=== Dataset extract ===
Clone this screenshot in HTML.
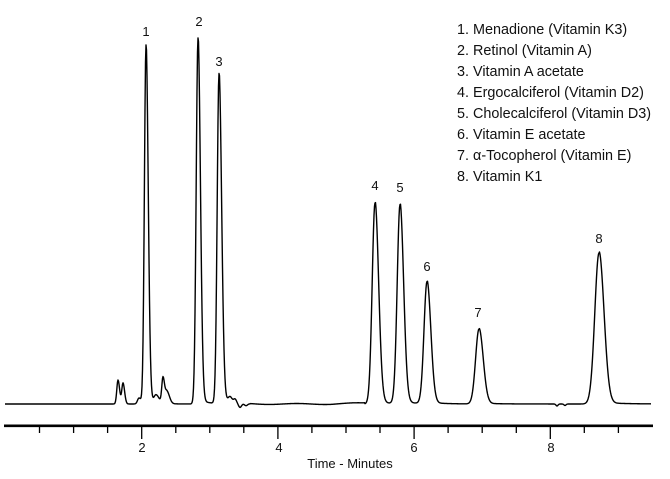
<!DOCTYPE html>
<html><head><meta charset="utf-8">
<style>
html,body{margin:0;padding:0;background:#fff;}
body{width:670px;height:474px;overflow:hidden;}
svg text{font-family:"Liberation Sans",sans-serif;fill:#111;}
</style></head>
<body>
<svg id="s" width="670" height="474" viewBox="0 0 670 474" xmlns="http://www.w3.org/2000/svg">
<line x1="4" y1="425.8" x2="653" y2="425.8" stroke="#000" stroke-width="2.6"/>
<g id="ticks" stroke="#000" stroke-width="1.3"></g>
<path id="trace" d="" fill="none" stroke="#000" stroke-width="1.4" stroke-linejoin="round"/>
<g font-size="13" text-anchor="middle">
<text x="142" y="452">2</text>
<text x="279" y="452">4</text>
<text x="414" y="452">6</text>
<text x="551" y="452">8</text>
<text x="350" y="468">Time - Minutes</text>
<text x="146" y="36">1</text>
<text x="199" y="26">2</text>
<text x="219" y="66">3</text>
<text x="375" y="190">4</text>
<text x="400" y="192">5</text>
<text x="427" y="271">6</text>
<text x="478" y="317">7</text>
<text x="599" y="243">8</text>
</g>
<g font-size="14.4">
<text x="457" y="34">1. Menadione (Vitamin K3)</text>
<text x="457" y="55">2. Retinol (Vitamin A)</text>
<text x="457" y="76">3. Vitamin A acetate</text>
<text x="457" y="97">4. Ergocalciferol (Vitamin D2)</text>
<text x="457" y="118">5. Cholecalciferol (Vitamin D3)</text>
<text x="457" y="139">6. Vitamin E acetate</text>
<text x="457" y="160">7. α-Tocopherol (Vitamin E)</text>
<text x="457" y="181">8. Vitamin K1</text>
</g>
</svg>
<script>
(function(){
var g=document.getElementById('ticks'),h='';
for(var i=1;i<=18;i++){var t=i*0.5,x=5.5+68.1*t;var major=(i%4==0);
h+='<line x1="'+x.toFixed(1)+'" y1="426" x2="'+x.toFixed(1)+'" y2="'+(major?439:433)+'"/>';}
g.innerHTML=h;
var base=404;
var P=[[146,359,1.6,2.2],[198,366,1.8,2.4],[219,330,1.8,2.6],[375,201,2.8,3.6],[400,199,2.8,3.6],[427,122,3,3.8],[479,75,3.4,4.2],[599,151,4.2,5],
[118,24,1.2,1.6],[123,21,1.2,1.6],[139,6,1.5,2],[163,26,1.2,1.6],[167,12,1.5,2.5],[156,8,2,3],[235,4,1.5,1.5],[230,6,2,2]];
var D=[[240,-4,1.5],[246,-2,1.5],[557,-2,1],[565,-1.5,1]];
var d='';
for(var x=5;x<=651;x+=0.5){
 var y=0;
 for(var j=0;j<P.length;j++){var p=P[j],s=(x<p[0]?p[2]:p[3]);var u=(x-p[0])/s;y+=p[1]*Math.exp(-0.5*u*u);
   if(x>p[0]&&j<8){y+=p[1]*0.012*Math.exp(-(x-p[0])/(s*4));}}
 for(var k=0;k<D.length;k++){var q=D[k],u2=(x-q[0])/q[2];y+=q[1]*Math.exp(-0.5*u2*u2);}
 if(x>250&&x<365){y+=0.5*Math.sin(x/9)+Math.max(0,(x-330)/35);}
 d+=(x==5?'M':'L')+x+','+(base-y).toFixed(2);
}
document.getElementById('trace').setAttribute('d',d);
})();
</script>
</body></html>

=== What is needed ===
Write out each line of the data exactly; the images should be left out.

=== Task response ===
Clone this screenshot in HTML.
<!DOCTYPE html>
<html><head><meta charset="utf-8">
<style>
html,body{margin:0;padding:0;background:#fff;}
body{width:670px;height:474px;overflow:hidden;}
svg text{font-family:"Liberation Sans",sans-serif;fill:#111;}
</style></head>
<body>
<svg id="s" width="670" height="474" viewBox="0 0 670 474" xmlns="http://www.w3.org/2000/svg">
<line x1="4" y1="425.8" x2="653" y2="425.8" stroke="#000" stroke-width="2.6"/>
<g id="ticks" stroke="#000" stroke-width="1.3"></g>
<path id="trace" d="" fill="none" stroke="#000" stroke-width="1.4" stroke-linejoin="round"/>
<g font-size="13" text-anchor="middle">
<text x="142" y="452">2</text>
<text x="279" y="452">4</text>
<text x="414" y="452">6</text>
<text x="551" y="452">8</text>
<text x="350" y="468">Time - Minutes</text>
<text x="146" y="36">1</text>
<text x="199" y="26">2</text>
<text x="219" y="66">3</text>
<text x="375" y="190">4</text>
<text x="400" y="192">5</text>
<text x="427" y="271">6</text>
<text x="478" y="317">7</text>
<text x="599" y="243">8</text>
</g>
<g font-size="14.4">
<text x="457" y="34">1. Menadione (Vitamin K3)</text>
<text x="457" y="55">2. Retinol (Vitamin A)</text>
<text x="457" y="76">3. Vitamin A acetate</text>
<text x="457" y="97">4. Ergocalciferol (Vitamin D2)</text>
<text x="457" y="118">5. Cholecalciferol (Vitamin D3)</text>
<text x="457" y="139">6. Vitamin E acetate</text>
<text x="457" y="160">7. α-Tocopherol (Vitamin E)</text>
<text x="457" y="181">8. Vitamin K1</text>
</g>
</svg>
<script>
(function(){
var g=document.getElementById('ticks'),h='';
for(var i=1;i<=18;i++){var t=i*0.5,x=5.5+68.1*t;var major=(i%4==0);
h+='<line x1="'+x.toFixed(1)+'" y1="426" x2="'+x.toFixed(1)+'" y2="'+(major?439:433)+'"/>';}
g.innerHTML=h;
var base=404;
var P=[[146,359,1.6,2.2],[198,366,1.8,2.4],[219,330,1.8,2.6],[375,201,2.8,3.6],[400,199,2.8,3.6],[427,122,3,3.8],[479,75,3.4,4.2],[599,151,4.2,5],
[118,24,1.2,1.6],[123,21,1.2,1.6],[139,6,1.5,2],[163,26,1.2,1.6],[167,12,1.5,2.5],[156,8,2,3],[235,4,1.5,1.5],[230,6,2,2]];
var D=[[240,-4,1.5],[246,-2,1.5],[557,-2,1],[565,-1.5,1]];
var d='';
for(var x=5;x<=651;x+=0.5){
 var y=0;
 for(var j=0;j<P.length;j++){var p=P[j],s=(x<p[0]?p[2]:p[3]);var u=(x-p[0])/s;y+=p[1]*Math.exp(-0.5*u*u);
   if(x>p[0]&&j<8){y+=p[1]*0.012*Math.exp(-(x-p[0])/(s*4));}}
 for(var k=0;k<D.length;k++){var q=D[k],u2=(x-q[0])/q[2];y+=q[1]*Math.exp(-0.5*u2*u2);}
 if(x>250&&x<365){y+=0.5*Math.sin(x/9)+Math.max(0,(x-330)/35);}
 d+=(x==5?'M':'L')+x+','+(base-y).toFixed(2);
}
document.getElementById('trace').setAttribute('d',d);
})();
</script>
</body></html>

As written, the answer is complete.